Ich habe Journalisten in Israel kennen gelernt, die das Land, die besetzten Gebiete, Gaza und vor allem die Mentalität und Geschichte der Juden und der Palästinenser tatsächlich kennen und verstehen, besser oft als alteingesessene Israelis. Meist wohnen sie seit sehr langer Zeit in Israel. Sie organisieren ihre „Scoops“ nicht über das American Colony Hotel in Jerusalem. Sie haben tatsächliches Hintergrundwissen und hinterfragen und überprüfen alles, das von offiziellen Stellen Israels und seiner Feinde aufgetischt wird, aber auch was in der internationalen und lokalen Presse steht. Und vor allem haben sie Empathie zu Israel, den Juden und deren Geschichte, denn ohne diese lässt sich das Geschehen um Israel und seinen Nachbarn nicht verstehen. Anders als in den geschlossenen Gesellschaften arabischer Länder, der Westbank und Gaza sind in Israel Journalisten frei zu recherchieren, auch wenn durchaus sein kann, dass Pressestellen der Armee und der Regierung ihre Sicht etwas gefärbt vermitteln.

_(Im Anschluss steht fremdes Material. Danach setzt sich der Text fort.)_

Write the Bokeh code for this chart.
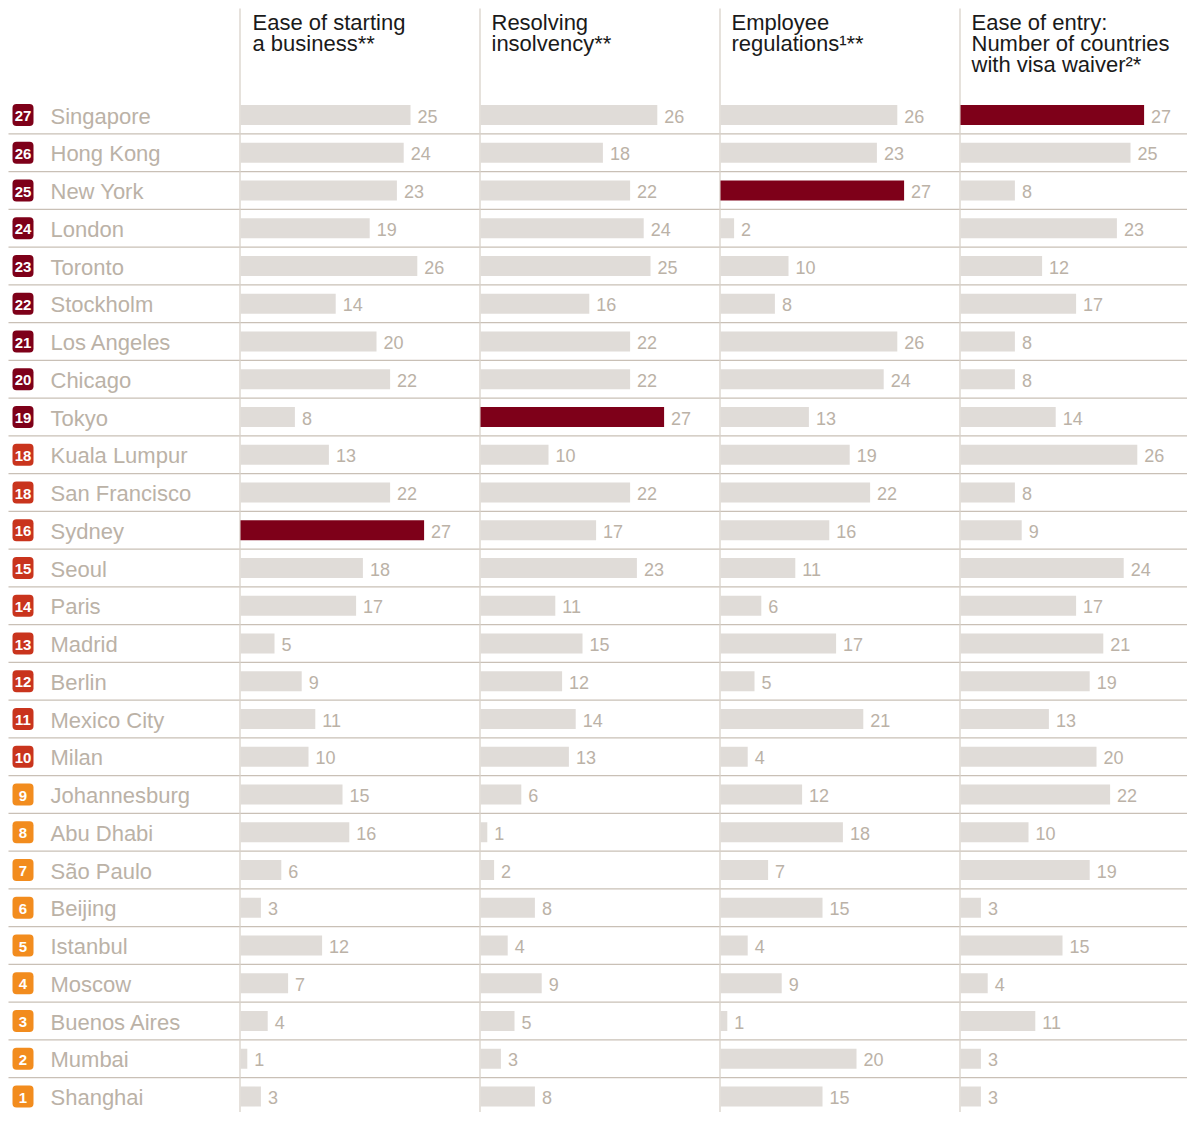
from bokeh.plotting import figure
from bokeh.models import Range1d, BoxAnnotation
from bokeh.embed import file_html
from bokeh.resources import INLINE
from bokeh.core.properties import value

cities = ["Singapore", "Hong Kong", "New York", "London", "Toronto", "Stockholm",
          "Los Angeles", "Chicago", "Tokyo", "Kuala Lumpur", "San Francisco", "Sydney",
          "Seoul", "Paris", "Madrid", "Berlin", "Mexico City", "Milan", "Johannesburg",
          "Abu Dhabi", "São Paulo", "Beijing", "Istanbul", "Moscow", "Buenos Aires",
          "Mumbai", "Shanghai"]
ranks = [27, 26, 25, 24, 23, 22, 21, 20, 19, 18, 18, 16, 15, 14, 13, 12, 11, 10,
         9, 8, 7, 6, 5, 4, 3, 2, 1]
starting_business = [25, 24, 23, 19, 26, 14, 20, 22, 8, 13, 22, 27, 18, 17, 5, 9, 11, 10,
                     15, 16, 6, 3, 12, 7, 4, 1, 3]
resolving_insolvency = [26, 18, 22, 24, 25, 16, 22, 22, 27, 10, 22, 17, 23, 11, 15, 12, 14, 13,
                        6, 1, 2, 8, 4, 9, 5, 3, 8]
employee_regulations = [26, 23, 27, 2, 10, 8, 26, 24, 13, 19, 22, 16, 11, 6, 17, 5, 21, 4,
                        12, 18, 7, 15, 4, 9, 1, 20, 15]
visa_waiver = [27, 25, 8, 23, 12, 17, 8, 8, 14, 26, 8, 9, 24, 17, 21, 19, 13, 20,
               22, 10, 19, 3, 15, 4, 11, 3, 3]
headers = [["Ease of starting", "a business**"],
           ["Resolving", "insolvency**"],
           ["Employee", "regulations\u00b9**"],
           ["Ease of entry:", "Number of countries", "with visa waiver\u00b2*"]]
series = [starting_business, resolving_insolvency, employee_regulations, visa_waiver]

# ---- layout / style ----
W, H = 1187, 1112
ROW0, ROW_H = 114.5, 37.75
COL0, COL_W, PX_PER = 240.0, 240.0, 6.8
FONT = value("Liberation Sans")
BAR = "#e0dcd8"
HIGHLIGHT = "#7e0019"
GRID_H = "#c9c0b6"
GRID_V = "#d9d2ca"
TXT = "#bbb2a7"


def badge_color(r):
    if r >= 19:
        return "#7e0019"
    if r >= 10:
        return "#c9341d"
    return "#f28c1e"


p = figure(width=W, height=H, x_range=Range1d(0, W), y_range=Range1d(H, 0),
           output_backend="svg", toolbar_location=None, min_border=0,
           x_axis_type=None, y_axis_type=None)
p.grid.visible = False
p.outline_line_color = None
p.background_fill_color = "white"

p.extra_y_ranges = {"rows": Range1d(start=(H - ROW0) / ROW_H, end=-ROW0 / ROW_H)}
p.extra_x_ranges = {}
for j in range(4):
    x0 = COL0 + j * COL_W
    p.extra_x_ranges[f"c{j}"] = Range1d(start=-x0 / PX_PER, end=(W - x0) / PX_PER)

n = len(cities)
rows = list(range(n))

# horizontal row separators
seps = [i + 0.5 for i in range(n - 1)]
p.segment(x0=[8] * len(seps), x1=[W] * len(seps), y0=seps, y1=seps,
          line_color=GRID_H, line_width=1.3, y_range_name="rows")

# vertical column separators
vx = [COL0 - 0.5 + j * COL_W for j in range(4)]
p.segment(x0=vx, x1=vx, y0=[8] * 4, y1=[H] * 4, line_color=GRID_V, line_width=1.3)

# bars + values
for j, vals in enumerate(series):
    mx = max(vals)
    cols = [HIGHLIGHT if v == mx else BAR for v in vals]
    p.hbar(y=rows, left=0, right=vals, height=20 / ROW_H, fill_color=cols,
           line_color=None, x_range_name=f"c{j}", y_range_name="rows")
    p.text(x=vals, y=rows, text=[str(v) for v in vals], x_offset=7, y_offset=1,
           text_baseline="middle", text_align="left", text_font=FONT,
           text_font_size="18px", text_color=TXT,
           x_range_name=f"c{j}", y_range_name="rows")
    # headers
    for k, line in enumerate(headers[j]):
        p.text(x=[COL0 + 12 + j * COL_W - (1 if j else 0)], y=[22 + 21 * k], text=[line],
               text_baseline="middle", text_align="left", text_font=FONT,
               text_font_size="22px", text_color="#1a1a1a")

# badges
for i, r in enumerate(ranks):
    p.add_layout(BoxAnnotation(left=12, right=33, top=i - 0.29, bottom=i + 0.29,
                               y_range_name="rows", fill_color=badge_color(r),
                               fill_alpha=1.0, line_color=None, border_radius=4,
                               level="underlay"))
p.text(x=[22.5] * n, y=rows, text=[str(r) for r in ranks], y_offset=1,
       text_align="center", text_baseline="middle", text_font=FONT,
       text_font_size="15px", text_font_style="bold", text_color="white",
       y_range_name="rows")

# city names
p.text(x=[50] * n, y=rows, text=cities, y_offset=1, text_align="left",
       text_baseline="middle", text_font=FONT, text_font_size="22px",
       text_color=TXT, y_range_name="rows")

open("out.html", "w").write(file_html(p, INLINE))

Zensur gibt es ausschliesslich für Themen der Sicherheit.
Die Sicht ausländischer Bürger, die keine besondere Beziehung zu Israel haben, wird vor allem durch die von ihnen frequentierte Presse bestimmt, Zeitschriften, Radio und Fernsehen. Dazu kommen persönliche Einstellungen gegenüber Juden und Rassismus auch gegen das arabische Volk, die von purem Rassismus bis zu Anhimmelung reichen kann. Die Tatsache, dass die Brutalität des Lebens in der arabischen Welt, die dortigen Kriege (gerade heute sichtbar wie kaum zuvor), die Verfolgung Andersgläubiger, Frauen und Minderheiten ist heute beim besten Willen nicht zu ignorieren oder gar abzustreiten, genau so wie die Tatsache, dass all das wenig, eigentlich gar nichts mit Israel zu tun hat.

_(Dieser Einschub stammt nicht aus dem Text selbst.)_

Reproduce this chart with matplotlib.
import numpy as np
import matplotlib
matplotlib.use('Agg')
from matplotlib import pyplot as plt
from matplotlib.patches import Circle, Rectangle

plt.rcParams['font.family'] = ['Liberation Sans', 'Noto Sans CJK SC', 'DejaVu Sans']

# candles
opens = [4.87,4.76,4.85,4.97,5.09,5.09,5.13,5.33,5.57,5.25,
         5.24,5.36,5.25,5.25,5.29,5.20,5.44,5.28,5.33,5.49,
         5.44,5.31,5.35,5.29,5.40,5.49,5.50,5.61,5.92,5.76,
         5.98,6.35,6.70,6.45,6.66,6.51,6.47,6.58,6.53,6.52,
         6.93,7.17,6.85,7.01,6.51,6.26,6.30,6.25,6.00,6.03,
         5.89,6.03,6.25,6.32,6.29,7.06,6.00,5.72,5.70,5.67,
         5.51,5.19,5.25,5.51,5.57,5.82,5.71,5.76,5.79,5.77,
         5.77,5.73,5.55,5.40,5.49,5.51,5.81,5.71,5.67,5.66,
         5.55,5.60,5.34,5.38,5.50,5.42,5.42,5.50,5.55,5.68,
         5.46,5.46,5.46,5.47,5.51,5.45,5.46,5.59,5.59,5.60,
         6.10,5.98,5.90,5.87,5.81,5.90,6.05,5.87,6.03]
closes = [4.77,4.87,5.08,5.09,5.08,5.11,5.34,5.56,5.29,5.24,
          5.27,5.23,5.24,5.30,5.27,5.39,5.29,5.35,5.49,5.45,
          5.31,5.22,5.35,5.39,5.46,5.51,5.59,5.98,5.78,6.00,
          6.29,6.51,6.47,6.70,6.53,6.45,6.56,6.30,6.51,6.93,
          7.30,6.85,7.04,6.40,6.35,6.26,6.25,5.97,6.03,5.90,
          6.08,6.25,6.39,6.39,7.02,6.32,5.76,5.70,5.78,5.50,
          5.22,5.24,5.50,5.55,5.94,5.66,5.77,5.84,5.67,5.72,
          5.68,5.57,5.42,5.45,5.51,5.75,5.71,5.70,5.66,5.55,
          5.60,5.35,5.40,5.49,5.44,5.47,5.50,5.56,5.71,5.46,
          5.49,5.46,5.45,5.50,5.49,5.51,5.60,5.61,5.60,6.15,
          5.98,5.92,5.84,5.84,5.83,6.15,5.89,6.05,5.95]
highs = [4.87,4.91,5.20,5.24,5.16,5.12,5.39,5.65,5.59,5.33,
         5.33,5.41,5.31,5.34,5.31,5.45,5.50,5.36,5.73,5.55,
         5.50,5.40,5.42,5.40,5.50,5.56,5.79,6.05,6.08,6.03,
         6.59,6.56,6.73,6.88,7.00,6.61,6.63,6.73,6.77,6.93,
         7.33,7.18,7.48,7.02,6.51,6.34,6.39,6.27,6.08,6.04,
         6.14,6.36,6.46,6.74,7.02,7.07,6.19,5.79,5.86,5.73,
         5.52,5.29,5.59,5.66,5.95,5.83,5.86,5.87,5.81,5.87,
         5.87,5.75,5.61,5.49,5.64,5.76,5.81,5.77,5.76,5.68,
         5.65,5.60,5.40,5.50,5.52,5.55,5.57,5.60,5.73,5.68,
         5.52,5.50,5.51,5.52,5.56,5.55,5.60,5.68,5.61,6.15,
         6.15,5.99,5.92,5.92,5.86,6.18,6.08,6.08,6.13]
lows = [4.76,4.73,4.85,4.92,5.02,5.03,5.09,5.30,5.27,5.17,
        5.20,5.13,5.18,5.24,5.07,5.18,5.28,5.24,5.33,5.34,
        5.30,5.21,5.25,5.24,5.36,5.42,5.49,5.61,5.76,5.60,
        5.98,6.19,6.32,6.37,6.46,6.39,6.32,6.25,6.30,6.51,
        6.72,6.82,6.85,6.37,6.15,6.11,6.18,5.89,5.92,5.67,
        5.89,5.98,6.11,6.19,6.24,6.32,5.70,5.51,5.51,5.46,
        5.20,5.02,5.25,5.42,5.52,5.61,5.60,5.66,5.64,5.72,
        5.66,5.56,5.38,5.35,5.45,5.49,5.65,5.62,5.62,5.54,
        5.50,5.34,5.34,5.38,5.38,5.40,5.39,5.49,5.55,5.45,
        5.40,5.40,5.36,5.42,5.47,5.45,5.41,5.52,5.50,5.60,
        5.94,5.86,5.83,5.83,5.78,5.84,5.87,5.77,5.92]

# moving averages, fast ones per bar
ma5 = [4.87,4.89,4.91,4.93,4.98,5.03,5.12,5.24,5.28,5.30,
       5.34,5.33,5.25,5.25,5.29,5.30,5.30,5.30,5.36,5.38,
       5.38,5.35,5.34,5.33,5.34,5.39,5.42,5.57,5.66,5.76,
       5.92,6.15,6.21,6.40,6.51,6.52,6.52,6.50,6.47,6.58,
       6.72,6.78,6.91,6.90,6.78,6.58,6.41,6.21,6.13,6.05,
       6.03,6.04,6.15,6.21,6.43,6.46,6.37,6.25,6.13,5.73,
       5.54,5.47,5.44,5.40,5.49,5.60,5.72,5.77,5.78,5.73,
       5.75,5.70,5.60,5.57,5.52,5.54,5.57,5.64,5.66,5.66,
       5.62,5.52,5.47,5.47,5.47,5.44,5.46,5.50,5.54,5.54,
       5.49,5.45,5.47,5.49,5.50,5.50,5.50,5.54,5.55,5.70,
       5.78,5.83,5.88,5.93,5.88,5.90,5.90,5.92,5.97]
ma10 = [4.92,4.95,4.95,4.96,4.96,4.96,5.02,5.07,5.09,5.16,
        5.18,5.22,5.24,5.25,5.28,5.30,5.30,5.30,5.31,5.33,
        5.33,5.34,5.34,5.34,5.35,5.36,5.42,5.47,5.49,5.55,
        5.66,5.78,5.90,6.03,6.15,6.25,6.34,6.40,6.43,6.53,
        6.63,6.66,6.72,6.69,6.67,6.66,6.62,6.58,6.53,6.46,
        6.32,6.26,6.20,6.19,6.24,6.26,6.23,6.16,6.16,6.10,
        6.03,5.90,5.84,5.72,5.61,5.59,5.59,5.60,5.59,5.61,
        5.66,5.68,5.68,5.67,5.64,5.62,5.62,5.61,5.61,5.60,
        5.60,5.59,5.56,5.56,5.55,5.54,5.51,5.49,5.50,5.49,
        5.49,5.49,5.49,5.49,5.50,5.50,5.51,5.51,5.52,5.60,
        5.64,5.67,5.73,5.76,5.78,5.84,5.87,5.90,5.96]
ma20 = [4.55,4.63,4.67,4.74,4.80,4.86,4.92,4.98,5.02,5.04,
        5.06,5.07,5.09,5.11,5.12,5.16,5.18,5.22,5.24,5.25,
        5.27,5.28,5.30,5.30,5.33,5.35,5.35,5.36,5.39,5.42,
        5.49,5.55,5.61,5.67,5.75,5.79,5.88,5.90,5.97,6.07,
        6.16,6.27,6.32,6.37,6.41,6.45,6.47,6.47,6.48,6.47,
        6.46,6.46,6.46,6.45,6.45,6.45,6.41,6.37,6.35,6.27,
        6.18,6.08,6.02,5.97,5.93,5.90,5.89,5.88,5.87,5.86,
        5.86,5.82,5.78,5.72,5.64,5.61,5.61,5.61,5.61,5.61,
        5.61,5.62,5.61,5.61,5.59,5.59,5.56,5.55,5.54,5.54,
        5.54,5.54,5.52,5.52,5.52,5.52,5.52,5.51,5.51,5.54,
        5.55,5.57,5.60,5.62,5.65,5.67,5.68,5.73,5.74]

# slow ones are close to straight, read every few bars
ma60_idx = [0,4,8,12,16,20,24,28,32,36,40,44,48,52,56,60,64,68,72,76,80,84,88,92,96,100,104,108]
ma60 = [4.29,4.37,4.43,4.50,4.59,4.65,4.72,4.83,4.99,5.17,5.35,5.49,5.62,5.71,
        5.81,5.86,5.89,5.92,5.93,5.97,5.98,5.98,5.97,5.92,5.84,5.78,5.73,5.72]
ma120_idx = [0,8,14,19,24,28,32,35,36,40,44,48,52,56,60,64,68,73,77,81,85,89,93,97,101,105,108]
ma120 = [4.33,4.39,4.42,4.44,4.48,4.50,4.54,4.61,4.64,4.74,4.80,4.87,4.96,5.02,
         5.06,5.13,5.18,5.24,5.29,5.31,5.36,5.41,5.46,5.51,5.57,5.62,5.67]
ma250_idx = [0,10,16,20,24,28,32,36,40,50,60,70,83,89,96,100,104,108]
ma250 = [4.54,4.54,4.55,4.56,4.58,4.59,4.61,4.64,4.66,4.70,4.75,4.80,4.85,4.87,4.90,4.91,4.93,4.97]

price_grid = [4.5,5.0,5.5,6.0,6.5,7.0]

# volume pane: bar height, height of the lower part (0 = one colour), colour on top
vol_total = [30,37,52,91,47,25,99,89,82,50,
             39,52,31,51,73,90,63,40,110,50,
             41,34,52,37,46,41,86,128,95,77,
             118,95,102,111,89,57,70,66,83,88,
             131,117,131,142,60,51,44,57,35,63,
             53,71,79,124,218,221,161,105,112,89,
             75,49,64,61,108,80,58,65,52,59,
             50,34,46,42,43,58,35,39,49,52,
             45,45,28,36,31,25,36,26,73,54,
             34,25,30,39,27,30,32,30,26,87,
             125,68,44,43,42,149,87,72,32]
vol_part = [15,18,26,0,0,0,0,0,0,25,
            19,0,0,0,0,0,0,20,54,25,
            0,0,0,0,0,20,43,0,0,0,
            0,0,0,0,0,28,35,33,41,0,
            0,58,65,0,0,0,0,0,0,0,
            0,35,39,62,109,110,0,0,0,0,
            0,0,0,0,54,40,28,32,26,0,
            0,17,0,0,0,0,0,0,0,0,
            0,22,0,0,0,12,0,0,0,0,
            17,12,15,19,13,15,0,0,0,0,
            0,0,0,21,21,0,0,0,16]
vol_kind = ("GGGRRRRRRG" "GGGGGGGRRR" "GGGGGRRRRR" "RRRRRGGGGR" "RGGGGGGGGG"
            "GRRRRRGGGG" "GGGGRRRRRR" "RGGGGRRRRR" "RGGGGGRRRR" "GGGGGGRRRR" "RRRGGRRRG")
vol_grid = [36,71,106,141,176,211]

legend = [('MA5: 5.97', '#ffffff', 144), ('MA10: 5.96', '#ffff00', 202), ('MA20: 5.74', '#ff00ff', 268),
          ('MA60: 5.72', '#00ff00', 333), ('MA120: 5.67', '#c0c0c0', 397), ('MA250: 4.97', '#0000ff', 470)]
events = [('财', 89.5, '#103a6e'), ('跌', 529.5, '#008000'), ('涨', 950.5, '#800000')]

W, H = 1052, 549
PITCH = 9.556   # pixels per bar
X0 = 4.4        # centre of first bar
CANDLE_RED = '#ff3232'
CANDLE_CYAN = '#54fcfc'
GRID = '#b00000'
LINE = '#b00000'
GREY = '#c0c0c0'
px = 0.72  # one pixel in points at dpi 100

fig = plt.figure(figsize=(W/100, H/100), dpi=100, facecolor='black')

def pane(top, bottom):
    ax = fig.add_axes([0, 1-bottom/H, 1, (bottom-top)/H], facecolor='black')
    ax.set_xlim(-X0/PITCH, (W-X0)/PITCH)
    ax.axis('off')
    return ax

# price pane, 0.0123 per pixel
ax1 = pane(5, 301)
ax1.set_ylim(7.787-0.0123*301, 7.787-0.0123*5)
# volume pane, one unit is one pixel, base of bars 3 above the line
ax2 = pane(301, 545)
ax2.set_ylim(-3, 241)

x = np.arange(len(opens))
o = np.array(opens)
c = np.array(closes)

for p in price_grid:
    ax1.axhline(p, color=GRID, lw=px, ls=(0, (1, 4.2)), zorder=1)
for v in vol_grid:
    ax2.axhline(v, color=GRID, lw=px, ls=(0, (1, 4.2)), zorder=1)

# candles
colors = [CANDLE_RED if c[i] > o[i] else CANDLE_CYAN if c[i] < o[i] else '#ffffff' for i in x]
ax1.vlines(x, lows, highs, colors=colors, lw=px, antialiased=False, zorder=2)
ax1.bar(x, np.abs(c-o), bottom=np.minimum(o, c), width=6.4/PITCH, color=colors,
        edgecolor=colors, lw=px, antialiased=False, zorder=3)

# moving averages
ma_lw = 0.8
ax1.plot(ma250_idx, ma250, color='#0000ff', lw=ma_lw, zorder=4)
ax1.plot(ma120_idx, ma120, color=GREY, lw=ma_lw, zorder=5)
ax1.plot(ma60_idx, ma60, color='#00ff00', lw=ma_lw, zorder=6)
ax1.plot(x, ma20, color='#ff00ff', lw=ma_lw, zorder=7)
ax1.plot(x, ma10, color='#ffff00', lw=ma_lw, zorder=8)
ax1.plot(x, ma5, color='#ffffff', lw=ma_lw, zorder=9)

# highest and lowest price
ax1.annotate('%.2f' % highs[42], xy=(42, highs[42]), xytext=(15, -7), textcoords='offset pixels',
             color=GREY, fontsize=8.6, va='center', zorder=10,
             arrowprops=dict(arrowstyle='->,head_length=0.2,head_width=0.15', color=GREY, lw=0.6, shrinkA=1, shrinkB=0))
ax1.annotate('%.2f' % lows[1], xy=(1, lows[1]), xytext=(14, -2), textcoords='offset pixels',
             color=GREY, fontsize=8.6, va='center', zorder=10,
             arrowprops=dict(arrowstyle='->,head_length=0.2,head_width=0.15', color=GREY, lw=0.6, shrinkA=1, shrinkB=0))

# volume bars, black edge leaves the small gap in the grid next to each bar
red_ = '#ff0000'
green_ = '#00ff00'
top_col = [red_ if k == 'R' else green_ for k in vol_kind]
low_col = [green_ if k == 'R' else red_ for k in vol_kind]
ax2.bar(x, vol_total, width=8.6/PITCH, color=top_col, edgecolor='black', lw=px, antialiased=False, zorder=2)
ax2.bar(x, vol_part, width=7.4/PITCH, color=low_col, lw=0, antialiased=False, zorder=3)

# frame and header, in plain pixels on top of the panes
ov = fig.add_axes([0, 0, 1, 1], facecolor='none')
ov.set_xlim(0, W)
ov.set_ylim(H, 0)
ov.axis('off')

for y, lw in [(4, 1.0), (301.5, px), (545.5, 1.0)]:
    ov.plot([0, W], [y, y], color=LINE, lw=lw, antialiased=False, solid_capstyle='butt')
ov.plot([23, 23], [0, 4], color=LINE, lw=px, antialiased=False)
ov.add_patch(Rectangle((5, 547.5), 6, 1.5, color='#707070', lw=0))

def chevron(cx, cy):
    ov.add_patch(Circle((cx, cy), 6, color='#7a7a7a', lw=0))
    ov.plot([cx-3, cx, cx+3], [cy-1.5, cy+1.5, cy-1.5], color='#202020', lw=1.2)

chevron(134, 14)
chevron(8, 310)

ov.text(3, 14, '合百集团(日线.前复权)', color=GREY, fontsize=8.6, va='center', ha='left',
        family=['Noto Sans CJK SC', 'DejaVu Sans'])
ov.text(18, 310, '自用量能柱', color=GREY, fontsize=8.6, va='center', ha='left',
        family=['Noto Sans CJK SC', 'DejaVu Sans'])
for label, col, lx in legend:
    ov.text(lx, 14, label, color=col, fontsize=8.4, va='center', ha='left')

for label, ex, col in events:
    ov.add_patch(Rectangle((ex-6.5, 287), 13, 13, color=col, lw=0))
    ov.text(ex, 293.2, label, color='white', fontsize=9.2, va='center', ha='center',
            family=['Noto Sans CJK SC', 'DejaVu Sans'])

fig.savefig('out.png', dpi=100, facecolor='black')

Israel schloss Friedensverträge mit den Regierungen Jordaniens und Ägyptens ab, die bisher technisch funktioniert haben. Ich schreibe „mit den Regierungen“, denn die von diesen Regierungen regierten Völker machen kaum mit, sondern hassen weiter. Ob die arabischen Revoluzzer der heutigen Tage den Antiisraelismus ihrer Massen ändern wollen oder können bleibt abzuwarten. Bisher sind keine Anzeichen dafür sichtbar geworden, hat doch das Thema Israel mit den Zuständen gar nichts zu tun und diente doch nur als Ausrede der nun angegriffenen Diktatoren, um von eigener Korruption und Misswirtschaft abzulenken. Doch da noch alles im Fluss ist, sollte man sich noch endgültigen Beurteilungen enthalten, auch wenn heute bekannt gegeben wurde, dass eine Mehrheit der Ägypter den Friedensvertrag mit Israel annullieren möchte. Nur eines: in der Presselandschaft ist es relativ still geworden zu Israel. Haben die Medien die wirklichen Probleme des Nahen Ostens entdeckt? Wohl kaum, sobald Mubarak tot, Assad und Gaddafi definitiv abgesetzt sein werden, könnte es in der arabischen Welt wieder langweiliger werden. Dann zurück nach Israel, in dem jeder Journalist in einer angenehmen westlichen Atmosphäre mit wenig Gefährdung des eigenen Lebens, sich aufhalten und kreativ News produzieren darf.